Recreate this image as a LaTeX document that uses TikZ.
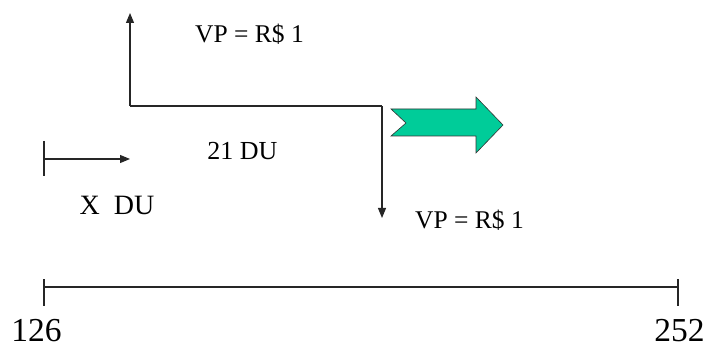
\documentclass[tikz,border=0pt]{standalone}
\usepackage{fontspec}
\setmainfont{Liberation Serif}
\usetikzlibrary{arrows.meta}
\definecolor{arrowgreen}{HTML}{00CC99}
\begin{document}
\begin{tikzpicture}[x=1pt,y=-1pt,
  ln/.style={line width=1.1pt,draw=black!85},
  tip/.style={-{Triangle[length=10pt,width=8pt]}},
  lbl/.style={anchor=base,inner sep=0pt,font=\fontsize{25.5}{30}\selectfont},
  biglbl/.style={anchor=base,inner sep=0pt,text depth=0pt,font=\fontsize{33.5}{38}\selectfont}]
\useasboundingbox (0,0) rectangle (709,347);
% main step path
\coordinate (up) at (130,13);
\coordinate (a) at (130,106);
\coordinate (b) at (382,106);
\coordinate (down) at (382,218);
\draw[ln,tip] (a) -- (up);
\draw[ln] (a) -- (b);
\draw[ln,tip] (b) -- (down);
% green block arrow
\draw[fill=arrowgreen,draw=black!80,line width=0.6pt]
  (391,109) -- (476,109) -- (476,97) -- (503,125) -- (476,153) -- (476,136) -- (391,136) -- (406,123) -- cycle;
% small arrow
\coordinate (s1) at (44,141);
\coordinate (s2) at (44,176);
\coordinate (s0) at (44,159);
\coordinate (s3) at (130,159);
\draw[ln] (s1) -- (s2);
\draw[ln,tip] (s0) -- (s3);
% axis
\coordinate (l) at (44,287);
\coordinate (r) at (678,287);
\coordinate (lt) at (44,279);
\coordinate (lb) at (44,306);
\coordinate (rt) at (678,279);
\coordinate (rb) at (678,306);
\draw[ln] (l) -- (r);
\draw[ln] (lt) -- (lb);
\draw[ln] (rt) -- (rb);
% labels
\node[lbl] (vp1) at (249.5,43) {VP = R\$ 1};
\node[lbl] (vp2) at (469.5,229) {VP = R\$ 1};
\node[lbl,font=\fontsize{26}{30}\selectfont] (du21) at (242.5,160) {21 DU};
\node[lbl,font=\fontsize{28}{32}\selectfont] (xdu) at (117,215) {X\ \ DU};
\node[biglbl] (n126) at (36.5,341) {126};
\node[biglbl] (n252) at (679.5,341) {252};
\end{tikzpicture}
\end{document}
====================
● **Short task**:
Every line of the material is to be quoted exactly, with no pictures carried over.

● **The answer**:
Recreate this image as a LaTeX document that uses TikZ.
\documentclass[tikz,border=0pt]{standalone}
\usepackage{fontspec}
\setmainfont{Liberation Serif}
\usetikzlibrary{arrows.meta}
\definecolor{arrowgreen}{HTML}{00CC99}
\begin{document}
\begin{tikzpicture}[x=1pt,y=-1pt,
  ln/.style={line width=1.1pt,draw=black!85},
  tip/.style={-{Triangle[length=10pt,width=8pt]}},
  lbl/.style={anchor=base,inner sep=0pt,font=\fontsize{25.5}{30}\selectfont},
  biglbl/.style={anchor=base,inner sep=0pt,text depth=0pt,font=\fontsize{33.5}{38}\selectfont}]
\useasboundingbox (0,0) rectangle (709,347);
% main step path
\coordinate (up) at (130,13);
\coordinate (a) at (130,106);
\coordinate (b) at (382,106);
\coordinate (down) at (382,218);
\draw[ln,tip] (a) -- (up);
\draw[ln] (a) -- (b);
\draw[ln,tip] (b) -- (down);
% green block arrow
\draw[fill=arrowgreen,draw=black!80,line width=0.6pt]
  (391,109) -- (476,109) -- (476,97) -- (503,125) -- (476,153) -- (476,136) -- (391,136) -- (406,123) -- cycle;
% small arrow
\coordinate (s1) at (44,141);
\coordinate (s2) at (44,176);
\coordinate (s0) at (44,159);
\coordinate (s3) at (130,159);
\draw[ln] (s1) -- (s2);
\draw[ln,tip] (s0) -- (s3);
% axis
\coordinate (l) at (44,287);
\coordinate (r) at (678,287);
\coordinate (lt) at (44,279);
\coordinate (lb) at (44,306);
\coordinate (rt) at (678,279);
\coordinate (rb) at (678,306);
\draw[ln] (l) -- (r);
\draw[ln] (lt) -- (lb);
\draw[ln] (rt) -- (rb);
% labels
\node[lbl] (vp1) at (249.5,43) {VP = R\$ 1};
\node[lbl] (vp2) at (469.5,229) {VP = R\$ 1};
\node[lbl,font=\fontsize{26}{30}\selectfont] (du21) at (242.5,160) {21 DU};
\node[lbl,font=\fontsize{28}{32}\selectfont] (xdu) at (117,215) {X\ \ DU};
\node[biglbl] (n126) at (36.5,341) {126};
\node[biglbl] (n252) at (679.5,341) {252};
\end{tikzpicture}
\end{document}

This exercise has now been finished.